Há males que vêm para o bem. Todos nós já ouvimos essa sentença ser dita desde tempos imemoriais. E há muita verdade nisto, com toda a certeza. Que o diga dona Orlanda, cujo marido fora morto por engano numa emboscada que não era para ele. No dia de seu assassínio, estava na companhia do verdadeiro homem que deveria receber a sentença de morte.
O marido de dona Orlanda era um bom homem, de poucos cobres, ingênuo e seguia atrás de qualquer um que lhe pagasse uma bebida. E foi isso que o levou à desgraça, deixando viúva a bela e jovem esposa, à mercê de pretendentes inescrupulosos, como o coronel Affonso, que era o próprio mandante do crime, que se dizendo comovido com a viuvez de dona Orlanda e ao mesmo tempo sentindo-se também responsável pelo erro do pistoleiro, acolheu-a em sua fazenda, sob o pretexto de que era amigo do falecido e infeliz marido da bela, chorosa e desamparada viúva. O coronel atrevido, obsedado pela voluptuosa beleza de dona Orlanda, fê-la sua esposa poucos meses depois da morte do desgraçado.
Dona Orlanda, de uma vida simples, repleta de escassez e privações, tornou-se então a esposa do coronel Affonso, homem de muitas posses, latifundiário, pecuarista e dono de inúmeras propriedades. Enfim, um homem riquíssimo.
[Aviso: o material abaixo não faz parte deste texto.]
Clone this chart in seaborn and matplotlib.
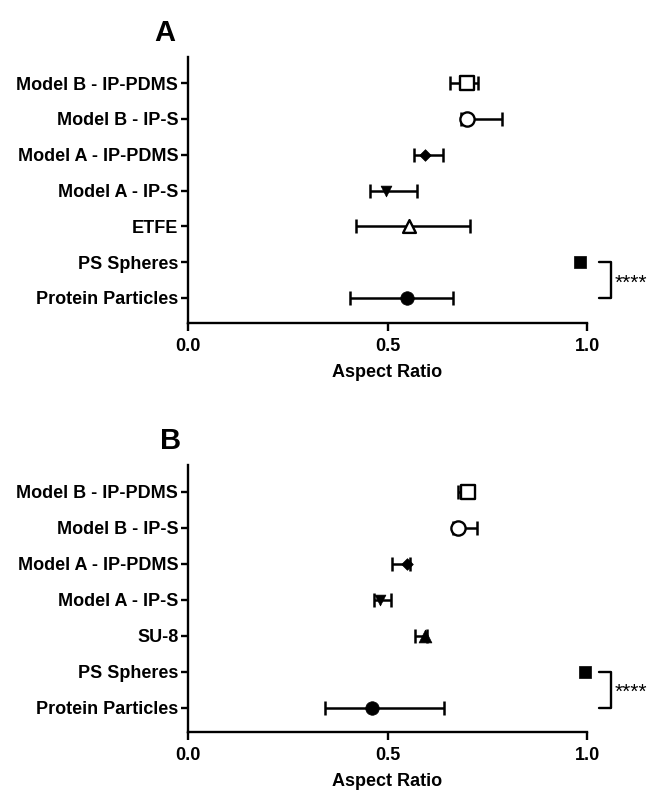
import matplotlib
matplotlib.use("Agg")
import matplotlib.pyplot as plt
import seaborn as sns
import pandas as pd

sns.set_theme(style="ticks")
plt.rcParams['font.family'] = ['Liberation Sans', 'DejaVu Sans']
plt.rcParams['text.color'] = 'black'
plt.rcParams['axes.labelcolor'] = 'black'
plt.rcParams['xtick.color'] = 'black'
plt.rcParams['ytick.color'] = 'black'

# ---- data ----
cats_a = ["Model B - IP-PDMS", "Model B - IP-S", "Model A - IP-PDMS", "Model A - IP-S",
          "ETFE", "PS Spheres", "Protein Particles"]
mean_a = [0.700, 0.700, 0.593, 0.497, 0.553, 0.982, 0.549]
low_a  = [0.656, 0.683, 0.566, 0.455, 0.422, 0.982, 0.407]
high_a = [0.728, 0.786, 0.640, 0.574, 0.706, 0.982, 0.665]
filled_a = [False, False, True, True, False, True, True]

cats_b = ["Model B - IP-PDMS", "Model B - IP-S", "Model A - IP-PDMS", "Model A - IP-S",
          "SU-8", "PS Spheres", "Protein Particles"]
mean_b = [0.702, 0.676, 0.548, 0.480, 0.595, 0.995, 0.461]
low_b  = [0.676, 0.665, 0.512, 0.467, 0.570, 0.995, 0.344]
high_b = [0.712, 0.725, 0.556, 0.508, 0.600, 0.995, 0.641]
filled_b = [False, False, True, True, True, True, True]

markers = ["s", "o", "D", "v", "^", "s", "o"]
msizes  = [95, 105, 35, 60, 85, 75, 95]

xticks = [0.0, 0.5, 1.0]
xlabel = "Aspect Ratio"
signif = "****"

fig = plt.figure(figsize=(6.52, 7.91), dpi=100)
W, H = 652, 791

def make_axes(top_px, bottom_px):
    left, right = 188, 587
    return fig.add_axes([left / W, (H - bottom_px) / H, (right - left) / W, (bottom_px - top_px) / H])

def draw_panel(ax, cats, mean, low, high, filled, top_margin, bottom_margin, label, label_xy):
    df = pd.DataFrame({"cat": cats, "mean": mean, "low": low, "high": high,
                       "marker": markers, "filled": filled, "size": msizes})
    df["y"] = range(len(df))
    eb = df[(df["high"] - df["low"]) > 0]
    ax.errorbar(eb["mean"], eb["y"],
                xerr=[eb["mean"] - eb["low"], eb["high"] - eb["mean"]],
                fmt="none", ecolor="black", elinewidth=1.8, capsize=5, capthick=1.8, zorder=2)
    for i, row in df.iterrows():
        sub = df.iloc[[i]]
        if row["filled"]:
            sns.scatterplot(data=sub, x="mean", y="y", marker=row["marker"], s=row["size"],
                            color="black", edgecolor="black", linewidth=0.5, ax=ax, zorder=3,
                            legend=False, clip_on=False)
        else:
            sns.scatterplot(data=sub, x="mean", y="y", marker=row["marker"], s=row["size"],
                            facecolor="white", edgecolor="black", linewidth=1.7, ax=ax, zorder=3,
                            legend=False, clip_on=False)
    n = len(df)
    ax.set_ylim(n - 1 + bottom_margin, -top_margin)
    ax.set_xlim(0, 1)
    ax.set_yticks(df["y"])
    ax.set_yticklabels(df["cat"], fontsize=13, fontweight="bold")
    ax.set_xticks(xticks)
    ax.set_xticklabels([f"{t:.1f}" for t in xticks], fontsize=13, fontweight="bold")
    ax.set_xlabel(xlabel, fontsize=13, fontweight="bold", labelpad=6)
    ax.set_ylabel("")
    for s in ["top", "right"]:
        ax.spines[s].set_visible(False)
    for s in ["left", "bottom"]:
        ax.spines[s].set_linewidth(1.7)
        ax.spines[s].set_color("black")
    ax.tick_params(axis="y", length=5, width=1.7, color="black", pad=2)
    ax.tick_params(axis="x", length=6, width=1.7, color="black", pad=5)
    # significance bracket between PS Spheres and Protein Particles
    y1, y2 = n - 2, n - 1
    x0, x1 = 1.03, 1.06
    ax.plot([x0, x1, x1, x0], [y1, y1, y2, y2], color="black", lw=1.7, clip_on=False)
    ax.text(1.068, (y1 + y2) / 2 + 0.08, signif, fontsize=15, va="center", ha="left",
            clip_on=False)
    fig.text(label_xy[0] / W, 1 - label_xy[1] / H, label, fontsize=21, fontweight="bold",
             ha="center", va="center")

axA = make_axes(57, 323)
draw_panel(axA, cats_a, mean_a, low_a, high_a, filled_a, 0.73, 0.70, "A", (165, 33))
axB = make_axes(465, 732)
draw_panel(axB, cats_b, mean_b, low_b, high_b, filled_b, 0.75, 0.67, "B", (171, 441))

fig.savefig("out.png", dpi=100)
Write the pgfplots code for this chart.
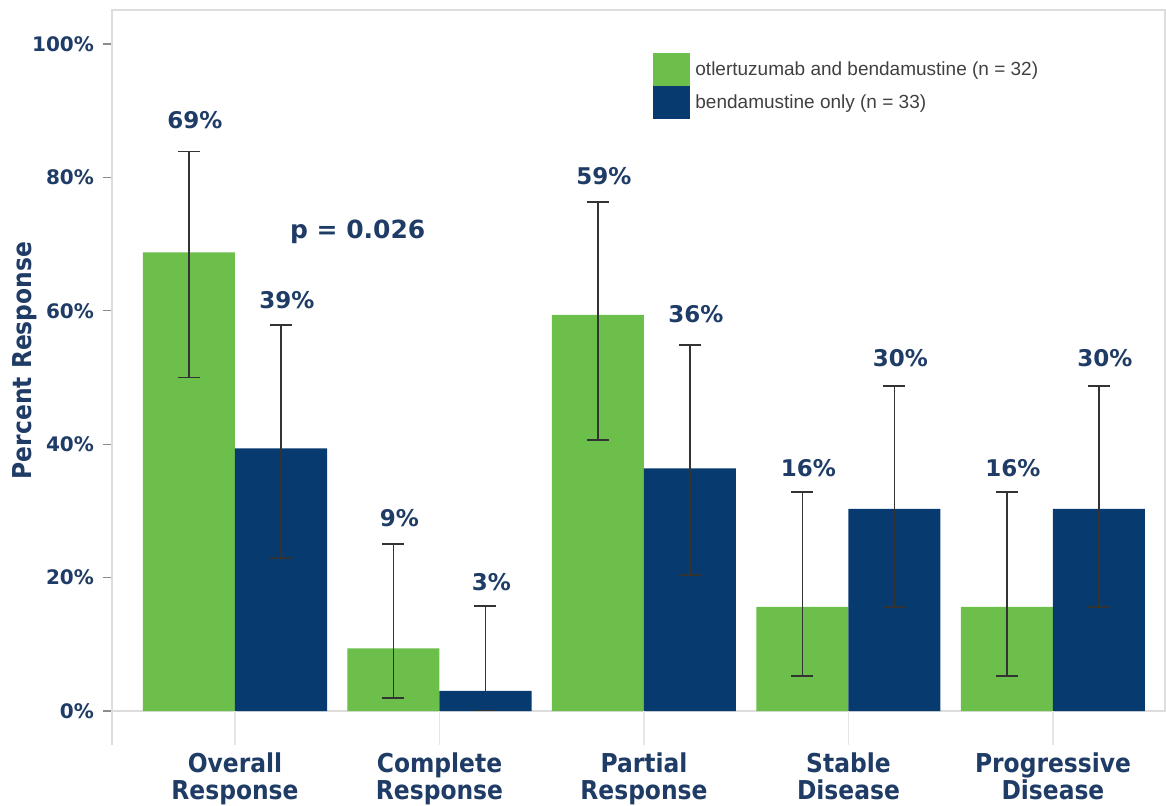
\documentclass[border=0pt]{standalone}
\usepackage{fontspec}
\setmainfont{DejaVu Sans}
\newfontfamily\cond{DejaVu Sans Condensed}
\newfontfamily\legfont{Liberation Sans}
\usepackage{pgfplots}
\usepackage{pgfplotstable}
\pgfplotsset{compat=1.18}
\definecolor{cgreen}{HTML}{6CBF4B}
\definecolor{cnavy}{HTML}{073A6E}
\definecolor{ctext}{HTML}{1F3C66}
\definecolor{cgrid}{HTML}{DDDDDD}

% x, value, error plus, error minus
\pgfplotstableread{
x y ep em
0 68.75 15.15 18.75
1 9.38 15.62 7.38
2 59.38 16.92 18.78
3 15.63 17.17 10.33
4 15.63 17.17 10.33
}\combo
\pgfplotstableread{
x y ep em
0 39.39 18.51 16.49
1 3.03 12.77 2.95
2 36.36 18.54 15.96
3 30.30 18.40 14.70
4 30.30 18.40 14.70
}\bendaonly
% label positions (x, label y, shown value)
\pgfplotstableread{
x ly v
0 88.6 69
1 28.9 9
2 80.2 59
3 36.4 16
4 36.4 16
}\combolab
\pgfplotstableread{
x ly v
0 61.6 39
1 19.3 3
2 59.5 36
3 52.9 30
4 52.9 30
}\bendalab

\begin{document}
\begin{tikzpicture}
\path[use as bounding box] (-56pt,-47pt) rectangle (527pt,355.5pt);
\begin{axis}[
  at={(0,0)}, anchor=south west,
  scale only axis, width=526.5pt, height=350.5pt,
  xmin=-0.6015, xmax=4.548, ymin=0, ymax=105.1,
  ybar, bar width=0.45,
  clip=false,
  axis line style={cgrid, line width=1pt},
  xtick={0,1,2,3,4},
  xticklabels={{Overall\\Response},{Complete\\Response},{Partial\\Response},{Stable\\Disease},{Progressive\\Disease}},
  xticklabel style={align=center, text=ctext, font=\cond\bfseries\fontsize{13}{13.5}\selectfont, yshift=-13pt},
  x tick style={draw=none},
  ytick={0,20,40,60,80,100},
  yticklabel={\pgfmathprintnumber{\tick}\%},
  yticklabel style={text=ctext, font=\bfseries\fontsize{10}{12}\selectfont, xshift=-1pt},
  /pgf/number format/assume math mode=true,
  ytick pos=left, xtick pos=bottom,
  tick align=outside, major tick length=4.5pt,
  y tick style={black!45, line width=0.6pt},
  ylabel={Percent Response},
  ylabel style={at={(axis description cs:-0.0825,0.5)}, anchor=center, text=ctext, font=\cond\bfseries\fontsize{13}{14}\selectfont},
  legend style={at={(0.5138,0.9387)}, anchor=north west, draw=none, fill=none, inner sep=0pt, row sep=0pt, column sep=2.5pt,
    font=\legfont\fontsize{9.5}{11}\selectfont, text=black!75, nodes={inner sep=0pt}, cells={anchor=west}},
  legend image code/.code={\fill[#1] (0pt,-8.25pt) rectangle (18.5pt,8.25pt);},
]
\addplot[fill=cgreen, draw=none, bar shift=-0.225,
  error bars/.cd, y dir=both, y explicit,
  error bar style={line width=0.9pt, black!80},
  error mark options={rotate=90, mark size=5.5pt, line width=0.9pt, black!80}]
  table[x=x, y=y, y error plus=ep, y error minus=em] {\combo};
\addlegendentry{otlertuzumab and bendamustine (n = 32)}
\addplot[fill=cnavy, draw=none, bar shift=0.225,
  error bars/.cd, y dir=both, y explicit,
  error bar style={line width=0.9pt, black!80},
  error mark options={rotate=90, mark size=5.5pt, line width=0.9pt, black!80}]
  table[x=x, y=y, y error plus=ep, y error minus=em] {\bendaonly};
\addlegendentry{bendamustine only (n = 33)}

\addplot[draw=none, fill=none, bar shift=-0.225, forget plot,
  nodes near coords={\pgfmathprintnumber[fixed,precision=0]{\pgfplotspointmeta}\%},
  point meta=explicit,
  every node near coord/.append style={anchor=center, xshift=3pt, text=ctext, font=\bfseries\fontsize{11.5}{13}\selectfont}]
  table[x=x, y=ly, meta=v] {\combolab};
\addplot[draw=none, fill=none, bar shift=0.225, forget plot,
  nodes near coords={\pgfmathprintnumber[fixed,precision=0]{\pgfplotspointmeta}\%},
  point meta=explicit,
  every node near coord/.append style={anchor=center, xshift=3pt, text=ctext, font=\bfseries\fontsize{11.5}{13}\selectfont}]
  table[x=x, y=ly, meta=v] {\bendalab};

\node[text=ctext, font=\bfseries\fontsize{12.5}{14}\selectfont] at (axis cs:0.60,71.8) {p = 0.026};

\draw[cgrid, line width=1pt] (rel axis cs:0,0) -- ([yshift=-17pt]rel axis cs:0,0);
\pgfplotsinvokeforeach{0,1,2,3,4}{
  \draw[cgrid!70, line width=0.8pt] (axis cs:#1,0) -- ([yshift=-17pt]axis cs:#1,0);
}
\end{axis}
\end{tikzpicture}
\end{document}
O ditado acima nunca foi tão apropriado, tanto para dona Orlanda, quanto para o coronel Affonso, diga-se de passagem.
Mas não foi tão para o bem, como poderemos ver a seguir.
O coronel vendo na esposa o tino comercial, entregou-lhe a administração das fazendas e de todos os seus bens, se desvencilhando de inúmeras aporrinhações bancárias e contábeis. Dona Orlanda, superando as expectativas do coronel, saiu-se irrepreensível administradora, sanando todas as dívidas do coronel e revertendo muito lucro para os seus empreendimentos.
O coronel Affonso, porém, começou a definhar. Sua saúde não era mais como antes e em pouco tempo perdeu o movimento das pernas e prostrou-se definitivamente, enquanto dona Orlanda comandava a casa e tudo o mais. Ela o esqueceu em um quarto mal iluminado e insalubre, sem cuidados médicos. O coronel Affonso já via em seus delírios as asas do anjo da morte em seu umbral.
Um certo dia, vendo a proximidade do colapso iminente do coronel, dona Orlanda chegou bem perto do moribundo e confidenciou-lhe que sabia desde o início que tinha sido ele, o mandante do pistoleiro que tirou por engano a vida de seu amado marido. O coronel nos seus derradeiros suspiros ouviu também ela dizer que já o vinha envenenando desde o dia em que se casaram, mas o pássaro da morte já lhe enfiava as garras da fatalidade e já era tarde demais para pronunciar o que quer que fosse.
Miniconto nitroglicerinado, provocado pelo acaso, costurado pelo destino, consumado pela vingança, engendrado pelo Newton Silva, Os encantos de Dona Orlanda foi vencedor do Prêmio de Literatura Unifor, edição 2013. Precisa se unir a mais uns tantos num livro de contos deste camarada que, além de um genial chargista, como mesmo afirma é poeta, bissexto e cronista. A literatura anda carecendo de seu talento. Ponto.